It is the end of the road for mainstream rear-wheel-drive, four-door internal combustion engine cars.
Kia has announced it will end production of the Stinger next year and is sending it out with a run of 1,000 Tribute Edition cars, with 400 earmarked for the U.S.
It will be joined in the history books with the Dodge Charger, which is being replaced in 2024 by the all-electric Daytona Charger SRT coupe.
Ford, Chevrolet and the non-luxury Japanese brands all stopped selling this type of car years ago as they transitioned to front-wheel-drive and SUV-focused lineups.
Pricing for the Stinger Tribute Edition has not been announced, but it is based on the $52,895 GT2 model, which comes powered by a 368 hp twin-turbocharged V6.
It's being offered in a choice of Ascot Green or Moonscape matte gray paint, both with black accented trim.
The Stinger Tribute Edition is upholstered in Terracotta brown leather. (Kia)
The interior is upholstered in Terracotta brown leather and each car gets a commemorative numbered door sill plate.
Like Dodge, Kia is shifting toward electrification with the rear-wheel-drive battery-powered EV6 that, like the Stinger, is also available with all-wheel-drive.
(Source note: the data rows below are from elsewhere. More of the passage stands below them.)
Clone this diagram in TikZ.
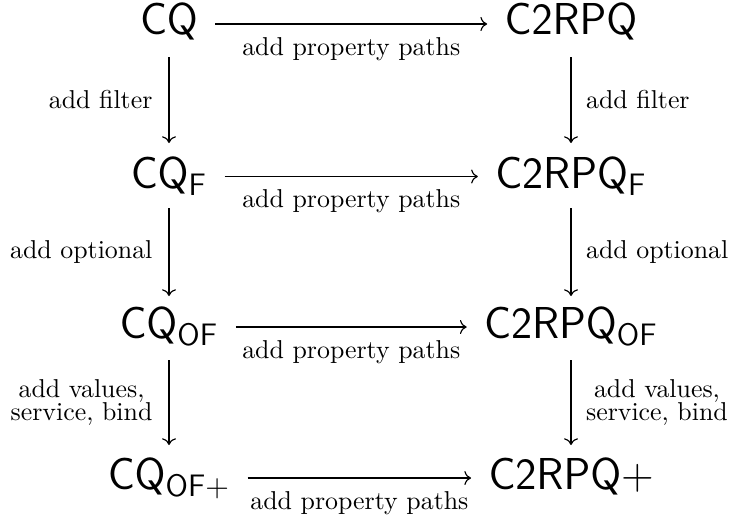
\documentclass[tikz,border=0pt]{standalone}
\usetikzlibrary{arrows.meta,calc}
\begin{document}
\begin{tikzpicture}[x=0.3867pt,y=-0.3867pt,
  obj/.style={inner sep=0pt, anchor=base, font=\LARGE},
  arr/.style={line width=0.45pt, -{Computer Modern Rightarrow}},
  hlab/.style={anchor=base, yshift=-12pt, font=\normalsize, inner sep=0pt},
  vlab/.style={align=center, inner sep=0pt,
    font={\normalsize\baselineskip=9pt\lineskiplimit=-20pt}},
  llab/.style={vlab, anchor=east, xshift=-6.2pt},
  rlab/.style={vlab, anchor=west, xshift=5.6pt}]
\useasboundingbox (0,0) rectangle (731,517);
\node[obj] (cq)   at (169,34)  {$\mathsf{CQ}$};
\node[obj] (c2)   at (571,34)  {$\mathsf{C2RPQ}$};
\node[obj] (cqf)  at (169,188) {$\mathsf{CQ}_{\mathsf{F}}$};
\node[obj] (c2f)  at (571,188) {$\mathsf{C2RPQ}_{\mathsf{F}}$};
\node[obj] (cqof) at (169,338) {$\mathsf{CQ}_{\mathsf{OF}}$};
\node[obj] (c2of) at (571,338) {$\mathsf{C2RPQ}_{\mathsf{OF}}$};
\node[obj] (cqp)  at (169,489) {$\mathsf{CQ}_{\mathsf{OF}+}$};
\node[obj] (c2p)  at (571,489) {$\mathsf{C2RPQ}+$};
% horizontal
\draw[arr] ($(cq.base east)+(17,-10)$) -- node[hlab]{add property paths} ($(c2.base west)+(-17,-10)$);
\draw[arr] ($(cqf.base east)+(17,-11.5)$) -- node[hlab]{add property paths} ($(c2f.base west)+(-17,-11.5)$);
\draw[arr] ($(cqof.base east)+(17,-11)$) -- node[hlab]{add property paths} ($(c2of.base west)+(-17,-11)$);
\draw[arr] ($(cqp.base east)+(17,-11)$) -- node[hlab]{add property paths} ($(c2p.base west)+(-17,-11)$);
% vertical left
\draw[arr] ($(cq.base)+(0,23)$) -- node[llab]{add filter} ($(cqf.base)+(0,-45)$);
\draw[arr] ($(cqf.base)+(0,20)$) -- node[llab]{add optional} ($(cqof.base)+(0,-42)$);
\draw[arr] ($(cqof.base)+(0,22)$) -- node[llab]{add values,\\ service, bind} ($(cqp.base)+(0,-44)$);
% vertical right
\draw[arr] ($(c2.base)+(0,23)$) -- node[rlab]{add filter} ($(c2f.base)+(0,-45)$);
\draw[arr] ($(c2f.base)+(0,20)$) -- node[rlab]{add optional} ($(c2of.base)+(0,-42)$);
\draw[arr] ($(c2of.base)+(0,22)$) -- node[rlab]{add values,\\ service, bind} ($(c2p.base)+(0,-44)$);
\end{tikzpicture}
\end{document}
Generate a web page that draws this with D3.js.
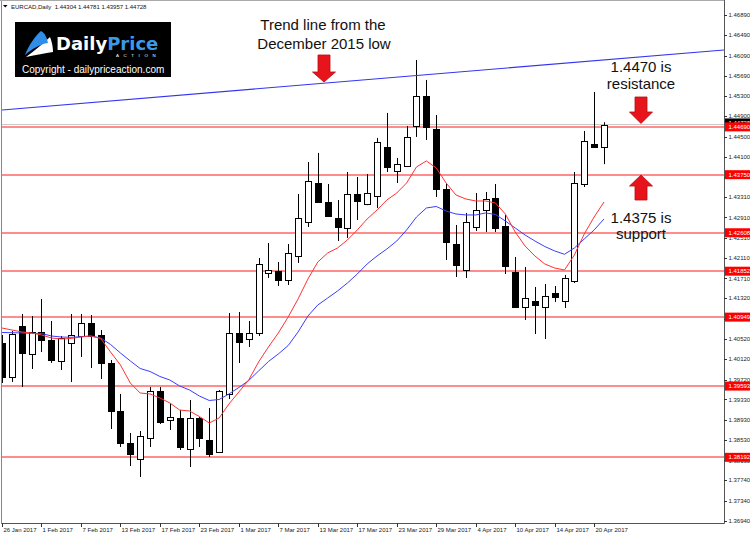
<!DOCTYPE html>
<html><head><meta charset="utf-8">
<script src="https://cdn.jsdelivr.net/npm/d3@7"></script>
<style>body{margin:0;background:#fff}svg{display:block}</style>
</head><body>
<svg id="c" width="750" height="537"></svg>
<script>
const dates = ["2017-01-26","2017-01-27","2017-01-30","2017-01-31",
"2017-02-01","2017-02-02","2017-02-03","2017-02-06","2017-02-07","2017-02-08","2017-02-09","2017-02-10",
"2017-02-13","2017-02-14","2017-02-15","2017-02-16","2017-02-17","2017-02-20","2017-02-21","2017-02-22",
"2017-02-23","2017-02-24","2017-02-27","2017-02-28",
"2017-03-01","2017-03-02","2017-03-03","2017-03-06","2017-03-07","2017-03-08","2017-03-09","2017-03-10",
"2017-03-13","2017-03-14","2017-03-15","2017-03-16","2017-03-17","2017-03-20","2017-03-21","2017-03-22",
"2017-03-23","2017-03-24","2017-03-27","2017-03-28","2017-03-29","2017-03-30","2017-03-31",
"2017-04-03","2017-04-04","2017-04-05","2017-04-06","2017-04-07","2017-04-10","2017-04-11","2017-04-12",
"2017-04-13","2017-04-14","2017-04-17","2017-04-18","2017-04-19","2017-04-20","2017-04-21"];

const open = [1.40440,1.39772,1.40775,1.40224,1.40657,1.40499,1.40087,1.40440,1.40578,1.40834,
1.40598,1.40047,1.39103,1.38474,1.38159,1.38572,1.39497,1.38926,1.38966,1.38356,
1.38966,1.38533,1.38297,1.39438,1.40637,1.40519,1.40637,1.41817,1.41856,1.41679,
1.42151,1.42820,1.43587,1.43213,1.42899,1.42702,1.43371,1.43174,1.43331,1.44295,
1.43823,1.43921,1.44708,1.45298,1.44649,1.43469,1.42387,1.41876,1.42722,1.43056,
1.43292,1.42741,1.41837,1.41148,1.41266,1.41148,1.41424,1.41266,1.41660,1.43567,
1.44354,1.44304];
const high = [1.40598,1.40676,1.41011,1.40971,1.41306,1.40873,1.40578,1.41011,1.41011,1.40991,
1.40696,1.40106,1.39438,1.38671,1.38710,1.39575,1.39575,1.39261,1.39123,1.39320,
1.38985,1.39162,1.39516,1.41030,1.41050,1.40873,1.42112,1.42407,1.42033,1.42387,
1.43371,1.44000,1.44177,1.43567,1.43253,1.43803,1.43705,1.43764,1.44472,1.44964,
1.44079,1.44708,1.46006,1.45613,1.44924,1.43567,1.42761,1.42997,1.43390,1.43410,
1.43567,1.42958,1.42132,1.41935,1.41542,1.41601,1.41561,1.41778,1.43803,1.44610,
1.45377,1.44781];
const low = [1.39654,1.39674,1.39575,1.39929,1.40263,1.40047,1.39910,1.39674,1.40165,1.39949,
1.39733,1.38749,1.38395,1.38022,1.37805,1.38395,1.38848,1.38730,1.38336,1.38002,
1.38395,1.38199,1.38280,1.39339,1.40047,1.40362,1.40578,1.41719,1.41561,1.41581,
1.42014,1.42722,1.43194,1.42918,1.42446,1.42505,1.42859,1.43150,1.43095,1.43803,
1.43587,1.43900,1.44492,1.44433,1.43312,1.42073,1.41738,1.41719,1.42643,1.42623,
1.42623,1.41797,1.41130,1.40893,1.40617,1.40519,1.41247,1.41129,1.41620,1.43508,
1.44295,1.43957];
const close = [1.39772,1.40617,1.40244,1.40657,1.40499,1.40106,1.40539,1.40598,1.40834,1.40578,
1.40047,1.39103,1.38474,1.38258,1.38612,1.39497,1.38887,1.38985,1.38395,1.38966,
1.38572,1.38258,1.39497,1.40637,1.40460,1.40637,1.41994,1.41876,1.41679,1.42210,
1.42899,1.43626,1.43213,1.42938,1.42722,1.43371,1.43233,1.43390,1.44393,1.43902,
1.43961,1.44492,1.45298,1.44688,1.43469,1.42427,1.41974,1.42820,1.43056,1.43272,
1.42702,1.41955,1.41148,1.41325,1.41188,1.41365,1.41345,1.41719,1.43587,1.44413,
1.44301,1.44728];

const maFast = [1.40735,1.40696,1.40657,1.40637,1.40598,1.40539,1.40519,1.40529,1.40558,1.40578,
1.40529,1.40263,1.40008,1.39654,1.39457,1.39438,1.39359,1.39261,1.39123,1.39103,
1.38995,1.38867,1.38966,1.39241,1.39477,1.39713,1.40067,1.40362,1.40637,1.40952,
1.41306,1.41699,1.42033,1.42210,1.42309,1.42466,1.42663,1.42879,1.43056,1.43253,
1.43390,1.43587,1.43902,1.44020,1.43882,1.43587,1.43351,1.43272,1.43233,1.43233,
1.43194,1.42977,1.42623,1.42348,1.42151,1.41994,1.41915,1.41876,1.42171,1.42584,
1.42918,1.43213];
const maSlow = [1.40647,1.40643,1.40637,1.40631,1.40627,1.40578,1.40558,1.40552,1.40564,1.40578,
1.40539,1.40411,1.40244,1.40087,1.39939,1.39880,1.39782,1.39713,1.39595,1.39516,
1.39398,1.39310,1.39329,1.39438,1.39565,1.39703,1.39890,1.40077,1.40224,1.40391,
1.40657,1.40971,1.41188,1.41325,1.41463,1.41620,1.41797,1.41994,1.42151,1.42289,
1.42446,1.42663,1.42918,1.43095,1.43125,1.43036,1.42977,1.42958,1.42958,1.42997,
1.42968,1.42840,1.42702,1.42564,1.42446,1.42338,1.42250,1.42185,1.42309,1.42486,
1.42663,1.42879];

const levels = [1.44690, 1.43750, 1.42608, 1.41852, 1.40949, 1.39593, 1.38192];
const levelLabels = ["1.44690","1.43750","1.42608","1.41852","1.40949","1.39593","1.38192"];
const lastPrice = 1.44728;
const trendIdx = [0, 73.15];
const trendVal = [1.45023, 1.46203];
const priceTicks = [1.46890,1.46490,1.46090,1.45690,1.45300,1.44900,1.44500,1.44100,1.43710,1.43310,
1.42910,1.42510,1.42110,1.41710,1.41320,1.40920,1.40520,1.40120,1.39720,1.39330,
1.38930,1.38530,1.38130,1.37740,1.37340,1.36940];
const dateTickIdx = [0,4,8,12,16,20,24,28,32,36,40,44,48,52,56,60];
const headerText = "EURCAD,Daily  1.44304 1.44781 1.43957 1.44728";

const svg = d3.select("#c");
const L = 2, R = 724, T = 2, B = 523;
const x = d3.scaleLinear().domain([0, 61]).range([2, 604]);
const y = d3.scaleLinear().domain([1.3694, 1.4689]).range([521, 15]);
const px = v => Math.round(v) + 0.5;

svg.append("rect").attr("width",750).attr("height",537).attr("fill","#fff");
svg.append("defs").append("clipPath").attr("id","pc")
  .append("rect").attr("x",L).attr("y",T).attr("width",R-L).attr("height",B-T);
const g = svg.append("g").attr("clip-path","url(#pc)");

// current price line
g.append("line").attr("x1",L).attr("x2",R).attr("y1",px(y(lastPrice))-1).attr("y2",px(y(lastPrice))-1)
  .attr("stroke","#c8c8c8").attr("stroke-width",1);
// levels
g.selectAll("line.lvl").data(levels).join("line").attr("class","lvl")
  .attr("x1",L).attr("x2",R).attr("y1",d=>Math.round(y(d))).attr("y2",d=>Math.round(y(d)))
  .attr("stroke","#ff1a1a").attr("stroke-width",1);

// candles
const idx = d3.range(dates.length);
g.selectAll("line.wick").data(idx).join("line").attr("class","wick")
  .attr("x1",i=>px(x(i))).attr("x2",i=>px(x(i)))
  .attr("y1",i=>y(high[i])).attr("y2",i=>y(low[i]))
  .attr("stroke","#000").attr("stroke-width",1);
g.selectAll("rect.body").data(idx).join("rect").attr("class","body")
  .attr("x",i=>Math.round(x(i))-2.5).attr("width",6)
  .attr("y",i=>Math.round(y(Math.max(open[i],close[i])))+0.5)
  .attr("height",i=>Math.max(1, Math.round(Math.abs(y(open[i])-y(close[i])))))
  .attr("fill",i=>close[i]>=open[i]?"#fff":"#000")
  .attr("stroke","#000").attr("stroke-width",1);

// moving averages
const lineGen = arr => d3.line().x((d,i)=>x(i)).y(d=>y(d))(arr);
g.append("path").attr("d",lineGen(maSlow)).attr("fill","none").attr("stroke","#3c3cff").attr("stroke-width",1);
g.append("path").attr("d",lineGen(maFast)).attr("fill","none").attr("stroke","#ff3232").attr("stroke-width",1);

// trend line
g.append("line").attr("x1",x(trendIdx[0])).attr("x2",x(trendIdx[1]))
  .attr("y1",y(trendVal[0])).attr("y2",y(trendVal[1]))
  .attr("stroke","#3434f0").attr("stroke-width",1.1);

// frame
svg.append("line").attr("x1",1.5).attr("x2",1.5).attr("y1",0).attr("y2",B+0.5).attr("stroke","#888");
svg.append("line").attr("x1",0).attr("x2",R+0.5).attr("y1",0.5).attr("y2",0.5).attr("stroke","#aaa");
svg.append("line").attr("x1",R+0.5).attr("x2",R+0.5).attr("y1",0).attr("y2",B+0.5).attr("stroke","#555");
svg.append("line").attr("x1",1.5).attr("x2",R+0.5).attr("y1",B+0.5).attr("y2",B+0.5).attr("stroke","#555");

const font = "'Liberation Sans', Arial, sans-serif";
// price axis
const ax = svg.append("g");
ax.selectAll("line").data(priceTicks).join("line")
  .attr("x1",R).attr("x2",R+3).attr("y1",d=>px(y(d))).attr("y2",d=>px(y(d))).attr("stroke","#333");
ax.selectAll("text").data(priceTicks).join("text")
  .attr("x",R+4.5).attr("y",d=>y(d)).attr("dy","0.35em")
  .attr("font-family",font).attr("font-size",6).attr("fill","#222")
  .text(d=>d.toFixed(5));

// current price label
svg.append("rect").attr("x",R+1).attr("y",y(lastPrice)-6.5).attr("width",26).attr("height",9).attr("fill","#000");
svg.append("text").attr("x",R+4.5).attr("y",y(lastPrice)-2).attr("dy","0.35em")
  .attr("font-family",font).attr("font-size",6).attr("fill","#fff").text(lastPrice.toFixed(5));
// level labels
const ll = svg.append("g");
ll.selectAll("rect").data(levels).join("rect")
  .attr("x",R+1).attr("y",d=>y(d)-4.5).attr("width",26).attr("height",9).attr("fill","#ff0000");
ll.selectAll("text").data(levels).join("text")
  .attr("x",R+4.5).attr("y",d=>y(d)).attr("dy","0.35em")
  .attr("font-family",font).attr("font-size",6).attr("fill","#fff")
  .text((d,i)=>levelLabels[i]);

// date axis
const fmt = d3.timeFormat("%-d %b %Y");
const parse = d3.timeParse("%Y-%m-%d");
const dx = svg.append("g");
dx.selectAll("line").data(dateTickIdx).join("line")
  .attr("x1",i=>px(x(i))).attr("x2",i=>px(x(i))).attr("y1",B).attr("y2",B+4).attr("stroke","#333");
dx.selectAll("text").data(dateTickIdx).join("text")
  .attr("x",i=>Math.round(x(i))+1.5).attr("y",532)
  .attr("font-family",font).attr("font-size",6).attr("fill","#222")
  .text(i=>fmt(parse(dates[i])));

// header
svg.append("path").attr("d","M3,5 L7.5,5 L5.25,7.5 Z").attr("fill","#000");
svg.append("text").attr("x",11).attr("y",8.5).attr("font-family",font).attr("font-size",6)
  .attr("fill","#111").attr("xml:space","preserve").style("white-space","pre").text(headerText);

// logo
const lg = svg.append("g");
lg.append("rect").attr("x",15).attr("y",22).attr("width",156).attr("height",55).attr("fill","#000");
lg.append("path").attr("d","M26,57 C35,50 43,44 50,37 C52,42 53,47 53,52 C45,53 36,55 26,57 Z").attr("fill","#fff");
lg.append("path").attr("d","M25,55 C29,45 35,36 41,31 C45,33 47,38 48,43 C40,44 32,49 25,55 Z").attr("fill","#2f8fe8");
const lt = lg.append("text").attr("x",56).attr("y",49.5).attr("font-family","'DejaVu Sans', sans-serif")
  .attr("font-weight","bold").attr("font-size",18);
lt.append("tspan").attr("fill","#fff").text("Daily");
lt.append("tspan").attr("fill","#3a9ae8").text("Price");
lg.append("text").attr("x",116).attr("y",56.5).attr("font-family",font).attr("font-size",4.4)
  .attr("letter-spacing",4.6).attr("fill","#fff").text("ACTION");
lg.append("text").attr("x",22).attr("y",72.5).attr("font-family",font).attr("font-size",10)
  .attr("fill","#fff").text("Copyright - dailypriceaction.com");

// annotations
const notes = [
  {t:"Trend line from the", x:323, y:30},
  {t:"December 2015 low", x:324, y:49},
  {t:"1.4470 is", x:641, y:72},
  {t:"resistance", x:641, y:88.5},
  {t:"1.4375 is", x:641, y:223},
  {t:"support", x:641, y:239}
];
svg.selectAll("text.note").data(notes).join("text").attr("class","note")
  .attr("x",d=>d.x).attr("y",d=>d.y).attr("text-anchor","middle")
  .attr("font-family",font).attr("font-size",15).attr("fill","#111").text(d=>d.t);

function arrow(cx, tail, base, tip){
  const s = 6, h = 11.5;
  return `M${cx-s},${tail} L${cx+s},${tail} L${cx+s},${base} L${cx+h},${base} L${cx},${tip} L${cx-h},${base} L${cx-s},${base} Z`;
}
const arrows = [arrow(324,55,72,82), arrow(641,97,112,123.5), arrow(641,200,186,175)];
svg.selectAll("path.arr").data(arrows).join("path").attr("class","arr")
  .attr("d",d=>d).attr("fill","#e8141c").attr("stroke","#b50d10").attr("stroke-width",0.8);
</script>
</body></html>
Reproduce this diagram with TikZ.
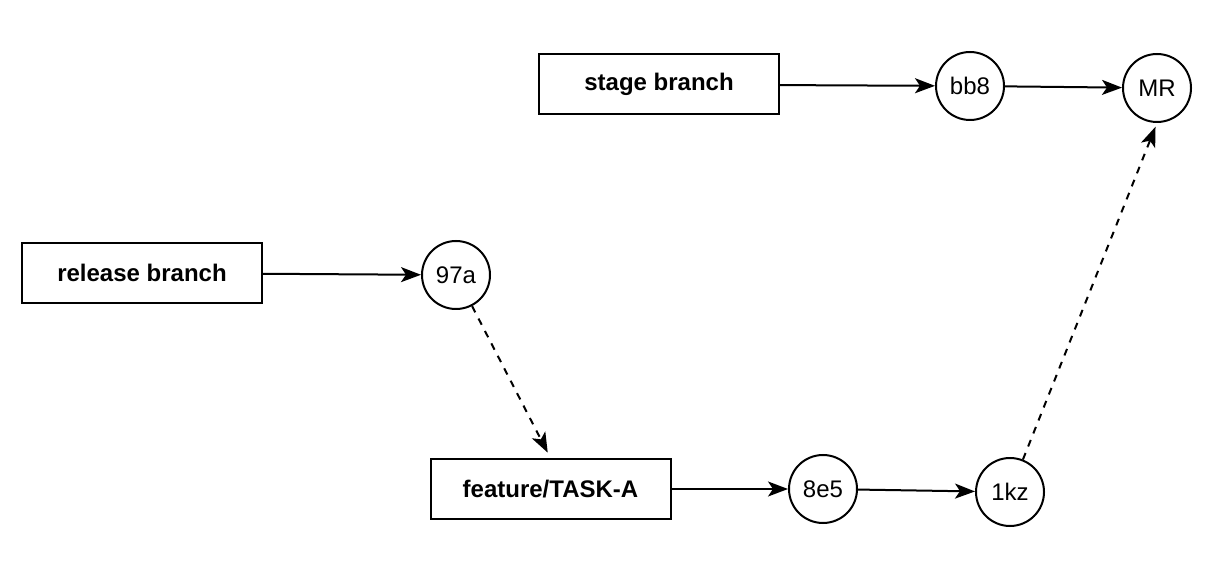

The recently launched 576 hp EV6 GT now the brand's top-performance model. However, it is possible that this car class may not be dead forever, just going into hibernation.
Dodge CEO Tim Kuniskis has confirmed that the Charger Daytona SRT's platform is modular and can accommodate an internal combustion engine [ICE] drivetrain if the market asks for one.
"If someday we wanted to add ICE to that car, could we? It’s totally protected for it," Kuniskis added, according to Muscle Cars and Trucks.
Despite having two doors, it is also similar in length to today's Charger, so adding two more is within the realm of possibility.